All the cliches and almost expected metaphors are... well... good for character, I suppose. I'd say that you could almost get away with writing less in cliche, since there really isn't that much structure (in the sense of habitual phrasing) in the concept of "thought". I don't know... so much repetition and so much simplicity seemed overwhelming plain. Again, almost as if the devices were expected at best. The effect of replicating the regular, I suppose, could be better achieved merely in diction... You don't need to necessary frame everything to match real-life, so long as your painting itself is real-life... Maybe... Hmm... Maybe try a draft with all the devices of normal poetry, merely with that very plain diction. It just grates the inner critic in me to see too much simplicity (and I never was one for realism - but, hey, it's your vision, and it's an admirable draft).
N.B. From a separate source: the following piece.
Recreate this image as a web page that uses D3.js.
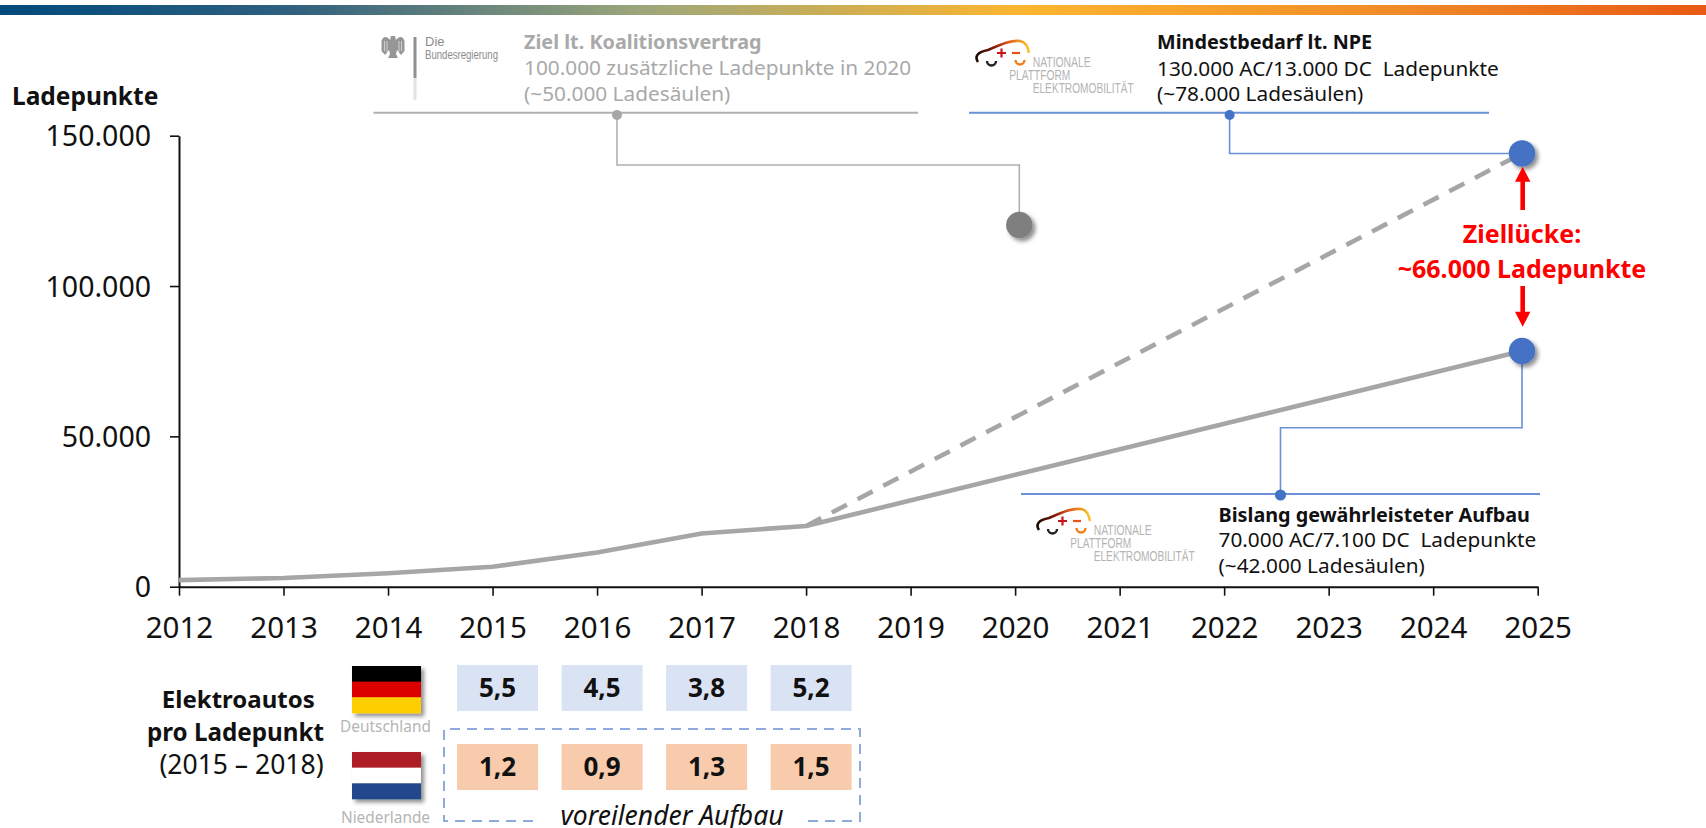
<!DOCTYPE html>
<html lang="de">
<head>
<meta charset="utf-8">
<title>Ladepunkte</title>
<script src="https://cdn.jsdelivr.net/npm/d3@7"></script>
<style>
  body { margin: 0; background: #fff; }
  svg { display: block; font-family: "Noto Sans", sans-serif; }
</style>
</head>
<body>
<script>
// Werte
const jahre = [2012, 2013, 2014, 2015, 2016, 2017, 2018]
const bestand = [2200, 2900, 4450, 6650, 11400, 17700, 20200]
const endJahr = 2024.85
const endNpe = 78400
const endZiel = 144100
const koalitionJahr = 2020.04
const koalitionWert = 120300
const xTicks = [2012, 2013, 2014, 2015, 2016, 2017, 2018, 2019, 2020, 2021, 2022, 2023, 2024, 2025]
const yTicks = [0, 50000, 100000, 150000]
const tabellenJahre = [2015, 2016, 2017, 2018]
const deutschland = [5.5, 4.5, 3.8, 5.2]
const niederlande = [1.2, 0.9, 1.3, 1.5]

const width = 1706, height = 828
const de = d3.formatLocale({ decimal: ',', thousands: '.', grouping: [3], currency: ['', '€'] })

const x = d3.scaleLinear([2012, 2025], [179, 1537.7])
const y = d3.scaleLinear([0, 150000], [586.7, 135.7])

const svg = d3.select('body').append('svg')
    .attr('width', width)
    .attr('height', height)
    .attr('viewBox', [0, 0, width, height])

const defs = svg.append('defs')

const schatten = defs.append('filter').attr('id', 'schatten')
    .attr('x', '-40%').attr('y', '-40%').attr('width', '190%').attr('height', '190%')
schatten.append('feDropShadow')
    .attr('dx', 3).attr('dy', 3).attr('stdDeviation', 2.2)
    .attr('flood-color', '#000').attr('flood-opacity', 0.45)

const balken = defs.append('linearGradient').attr('id', 'balken')
const balkenFarben = [[0, '#004a7c'], [0.17, '#2f607f'], [0.38, '#9ea77a'], [0.6, '#fcb52f'], [0.82, '#f08b28'], [1, '#e85a14']]
balken.selectAll('stop').data(balkenFarben).join('stop')
    .attr('offset', d => d[0])
    .attr('stop-color', d => d[1])

const bogen = defs.append('linearGradient').attr('id', 'bogen')
const bogenFarben = [[0, '#1a0a00'], [0.35, '#8e1a0c'], [0.6, '#e2581a'], [1, '#fbc62c']]
bogen.selectAll('stop').data(bogenFarben).join('stop')
    .attr('offset', d => d[0])
    .attr('stop-color', d => d[1])

svg.append('rect')
    .attr('x', 0).attr('y', 5)
    .attr('width', width).attr('height', 10)
    .attr('fill', 'url(#balken)')

// Achsen
const xAxis = svg.append('g')
    .attr('transform', `translate(0,${y(0)})`)
    .call(d3.axisBottom(x).tickValues(xTicks).tickFormat(d3.format('d')).tickSize(9).tickPadding(21).tickSizeOuter(0))

const yAxis = svg.append('g')
    .attr('transform', `translate(${x(2012)},0)`)
    .call(d3.axisLeft(y).tickValues(yTicks).tickFormat(de.format(',')).tickSize(9).tickPadding(19).tickSizeOuter(0))

for (const a of [xAxis, yAxis]) {
    a.selectAll('text').attr('font-size', 28.5).attr('font-family', '"Noto Sans", sans-serif').attr('fill', '#111')
    a.selectAll('line').attr('stroke', '#111').attr('stroke-width', 1.6)
    a.select('.domain').attr('stroke', '#111').attr('stroke-width', 2)
}
xAxis.selectAll('text').attr('font-size', 29.5)
yAxis.selectAll('text').attr('dy', '0.36em')

svg.append('text')
    .attr('x', 12).attr('y', 105)
    .attr('font-size', 24.5).attr('font-weight', 700).attr('fill', '#111')
    .text('Ladepunkte')

// Linien
const line = d3.line().x(d => x(d[0])).y(d => y(d[1]))
const bestandPunkte = d3.zip(jahre, bestand)
const letzter = bestandPunkte[bestandPunkte.length - 1]

svg.append('path')
    .datum([letzter, [endJahr, endZiel]])
    .attr('d', line)
    .attr('fill', 'none')
    .attr('stroke', '#a6a6a6')
    .attr('stroke-width', 4.6)
    .attr('stroke-dasharray', '17 12')

svg.append('path')
    .datum([...bestandPunkte, [endJahr, endNpe]])
    .attr('d', line)
    .attr('fill', 'none')
    .attr('stroke', '#a6a6a6')
    .attr('stroke-width', 4.6)
    .attr('stroke-linejoin', 'round')

// Anmerkungen: waagerechte Linie, Verbindung zum Punkt
function leader(farbe, x1, x2, yLinie, xAnker, yKnick, xPunkt, yPunkt) {
    const g = svg.append('g').attr('fill', 'none').attr('stroke', farbe)
    g.append('line')
        .attr('x1', x1).attr('x2', x2)
        .attr('y1', yLinie).attr('y2', yLinie)
        .attr('stroke-width', 2)
    g.append('path')
        .attr('d', `M${xAnker},${yLinie + 2}V${yKnick}H${xPunkt}V${yPunkt}`)
        .attr('stroke-width', 1.6)
    return g
}

leader('#b0b0b0', 373.5, 918, 112.7, 617, 165, x(koalitionJahr), y(koalitionWert))
svg.append('circle').attr('cx', 617).attr('cy', 115).attr('r', 5).attr('fill', '#a6a6a6')

leader('#6a90d6', 969, 1489, 112.7, 1229.6, y(endZiel), x(endJahr), y(endZiel))
svg.append('circle').attr('cx', 1229.6).attr('cy', 115).attr('r', 5).attr('fill', '#4472c4')

leader('#6a90d6', 1021, 1540, 494, 1280.5, 427.7, x(endJahr), y(endNpe))
svg.append('circle').attr('cx', 1280.5).attr('cy', 495).attr('r', 5.6).attr('fill', '#4472c4')

// Punkte
const punkte = [[koalitionJahr, koalitionWert, '#7f7f7f'], [endJahr, endZiel, '#4472c4'], [endJahr, endNpe, '#4472c4']]
svg.append('g').selectAll('circle').data(punkte).join('circle')
    .attr('cx', d => x(d[0]))
    .attr('cy', d => y(d[1]))
    .attr('r', 13.2)
    .attr('fill', d => d[2])
    .attr('filter', 'url(#schatten)')

// Textblöcke
function block(xPos, zeilen, farbe) {
    svg.append('g').attr('fill', farbe).selectAll('text').data(zeilen).join('text')
        .attr('x', xPos)
        .attr('y', d => d.y)
        .attr('font-size', d => d.bold ? 19.8 : 20.8)
        .attr('font-weight', d => d.bold ? 700 : 400)
        .style('white-space', 'pre')
        .text(d => d.t)
}

block(524, [
    { t: 'Ziel lt. Koalitionsvertrag', y: 49, bold: true },
    { t: '100.000 zusätzliche Ladepunkte in 2020', y: 74.5 },
    { t: '(~50.000 Ladesäulen)', y: 100.5 }
], '#a9a9a9')

block(1157, [
    { t: 'Mindestbedarf lt. NPE', y: 49, bold: true },
    { t: '130.000 AC/13.000 DC  Ladepunkte', y: 75.5 },
    { t: '(~78.000 Ladesäulen)', y: 100.5 }
], '#111')

block(1218.5, [
    { t: 'Bislang gewährleisteter Aufbau', y: 521.7, bold: true },
    { t: '70.000 AC/7.100 DC  Ladepunkte', y: 546.7 },
    { t: '(~42.000 Ladesäulen)', y: 572.7 }
], '#111')

// Ziellücke
const rot = '#ff0000'
const ziel = svg.append('g').attr('fill', rot).attr('text-anchor', 'middle').attr('font-weight', 700).attr('font-size', 25)
ziel.append('text').attr('x', 1522).attr('y', 243).text('Ziellücke:')
ziel.append('text').attr('x', 1522).attr('y', 278).text('~66.000 Ladepunkte')

function pfeil(xPos, y1, y2) {
    const s = y2 > y1 ? 1 : -1
    svg.append('path')
        .attr('d', `M${xPos - 2.3},${y1}H${xPos + 2.3}V${y2 - s * 15}H${xPos + 7.7}L${xPos},${y2}L${xPos - 7.7},${y2 - s * 15}H${xPos - 2.3}Z`)
        .attr('fill', rot)
}
pfeil(1522.7, 210, 166.7)
pfeil(1522.7, 286, 326.7)

// Logos
function npeLogo(dx, dy) {
    const g = svg.append('g').attr('transform', `translate(${dx},${dy})`)
    g.append('path')
        .attr('d', 'M18,32C14,26 18,22 28,20C44,13 52,10 60,11C66,12 68,17 69,23')
        .attr('fill', 'none').attr('stroke', 'url(#bogen)').attr('stroke-width', 2.6)
    g.append('path').attr('d', 'M27,31A4.5,4.5 0 0 0 36,31')
        .attr('fill', 'none').attr('stroke', '#222').attr('stroke-width', 2.4)
    g.append('path').attr('d', 'M55.5,30A4.5,4.5 0 0 0 64.5,30')
        .attr('fill', 'none').attr('stroke', '#ee7f1a').attr('stroke-width', 2.4)
    g.append('path').attr('d', 'M37,23H46M41.5,18.5V27.5')
        .attr('fill', 'none').attr('stroke', '#c8151b').attr('stroke-width', 2.2)
    g.append('path').attr('d', 'M52,23H60')
        .attr('fill', 'none').attr('stroke', '#e8541a').attr('stroke-width', 2.2)
    const zeilen = [['NATIONALE', 72.7, 36.7, 58], ['PLATTFORM', 49.3, 50, 61], ['ELEKTROMOBILITÄT', 72.7, 62.7, 101]]
    g.selectAll('text').data(zeilen).join('text')
        .attr('x', d => d[1]).attr('y', d => d[2])
        .attr('textLength', d => d[3])
        .attr('lengthAdjust', 'spacingAndGlyphs')
        .attr('font-family', '"Liberation Sans Narrow", "Liberation Sans", sans-serif')
        .attr('font-size', 14)
        .attr('fill', '#b4b4b4')
        .text(d => d[0])
}
npeLogo(960, 30)
npeLogo(1021, 498)

// Adler als dichter grauer Umriss
const adler = svg.append('g').attr('transform', 'translate(393,47)')
adler.append('path')
    .attr('d', 'M-2,-11H2L3,-7C6,-11 10,-11 11.5,-6V4L8,8L4,3L3,7L5,11H-5L-3,7L-4,3L-8,8L-11.5,4V-6C-10,-11 -6,-11 -3,-7Z')
    .attr('fill', '#969696')
adler.append('path')
    .attr('d', 'M-8.5,-6V4M-6,-6V5M6,-6V5M8.5,-6V4')
    .attr('fill', 'none').attr('stroke', '#d8d8d8').attr('stroke-width', 0.9)

svg.append('rect').attr('x', 413.5).attr('y', 37).attr('width', 3).attr('height', 41).attr('fill', '#909090')
svg.append('rect').attr('x', 413.5).attr('y', 78).attr('width', 3).attr('height', 22).attr('fill', '#e2e2e2')

const bund = svg.append('g').attr('font-family', '"Liberation Sans Narrow", "Liberation Sans", sans-serif')
    .attr('font-size', 13).attr('fill', '#8c8c8c')
bund.append('text').attr('x', 425).attr('y', 45.7).text('Die')
bund.append('text').attr('x', 425).attr('y', 58.5).attr('textLength', 73).attr('lengthAdjust', 'spacingAndGlyphs').text('Bundesregierung')

// Tabelle Elektroautos pro Ladepunkt
const titel = svg.append('g').attr('text-anchor', 'middle').attr('fill', '#111')
titel.append('text').attr('x', 238.3).attr('y', 708).attr('font-size', 24).attr('font-weight', 700).text('Elektroautos')
titel.append('text').attr('x', 235.5).attr('y', 741).attr('font-size', 24.2).attr('font-weight', 700).text('pro Ladepunkt')
titel.append('text').attr('x', 241.5).attr('y', 773.5).attr('font-size', 26.5).text('(2015 – 2018)')

const zeilen = [
    { werte: deutschland, farbe: '#dae3f3', y0: 665, y1: 711 },
    { werte: niederlande, farbe: '#f8cbad', y0: 744, y1: 790 }
]
const zelle = 81
for (const z of zeilen) {
    const g = svg.append('g').selectAll('g').data(d3.zip(tabellenJahre, z.werte)).join('g')
    g.append('rect')
        .attr('x', d => x(d[0]) + 5 - zelle / 2)
        .attr('y', z.y0)
        .attr('width', zelle)
        .attr('height', z.y1 - z.y0)
        .attr('fill', z.farbe)
    g.append('text')
        .attr('x', d => x(d[0]) + 5)
        .attr('y', (z.y0 + z.y1) / 2 + 9)
        .attr('text-anchor', 'middle')
        .attr('font-size', 26)
        .attr('font-weight', 700)
        .attr('fill', '#111')
        .text(d => de.format('.1f')(d[1]))
}

// Flaggen
function flagge(yPos, farben, name, yName) {
    const g = svg.append('g').attr('filter', 'url(#schatten)')
    g.selectAll('rect').data(farben).join('rect')
        .attr('x', 352)
        .attr('y', (d, i) => yPos + i * 47 / 3)
        .attr('width', 69)
        .attr('height', 47 / 3 + 0.3)
        .attr('fill', d => d)
    svg.append('text')
        .attr('x', 385.5).attr('y', yName)
        .attr('text-anchor', 'middle')
        .attr('font-size', 15.4)
        .attr('fill', '#b5b5b5')
        .text(name)
}
flagge(666, ['#000000', '#dd0000', '#ffce00'], 'Deutschland', 731.7)
flagge(752, ['#ae1c28', '#ffffff', '#21468b'], 'Niederlande', 822.7)

// gestrichelter Rahmen
svg.append('path')
    .attr('d', 'M533,821H444V729H860V821H806')
    .attr('fill', 'none')
    .attr('stroke', '#8faadc')
    .attr('stroke-width', 2)
    .attr('stroke-dasharray', '10 7')

svg.append('text')
    .attr('x', 672).attr('y', 825)
    .attr('text-anchor', 'middle')
    .attr('font-size', 26.5)
    .attr('font-style', 'italic')
    .attr('fill', '#111')
    .text('voreilender Aufbau')
</script>
</body>
</html>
The flow's a little weird at times. Lines like these:
"And you accepted.
But, you only agreed to the terms that forbade you from truly agreeing."
Absolutely murderous to the flow... Borden-esque. If you're going to commit to the full-stop, quick-cutting breaks, commit to it. This sort of switch-up doesn't really work, because there's not that well-flowing switch to something ironically poetic after a quick slam on the brakes, there's no thought that slams and drifts off into a long enough digression to be considered a change in thought, and there's not the pumping of brakes/breaks - the repetition of quick cuts ain't there... Sooo, you get this slash to almost legalist diction and syntax, which, while painting a nice technical picture, it mangles the flow so much that it becomes distracting to read. (Damn, that was a bit harshly worded... The flow wasn't awful, but I do hope you see what I mean.)

Umm... end on an up-note? Good characters. There, you get a golden star.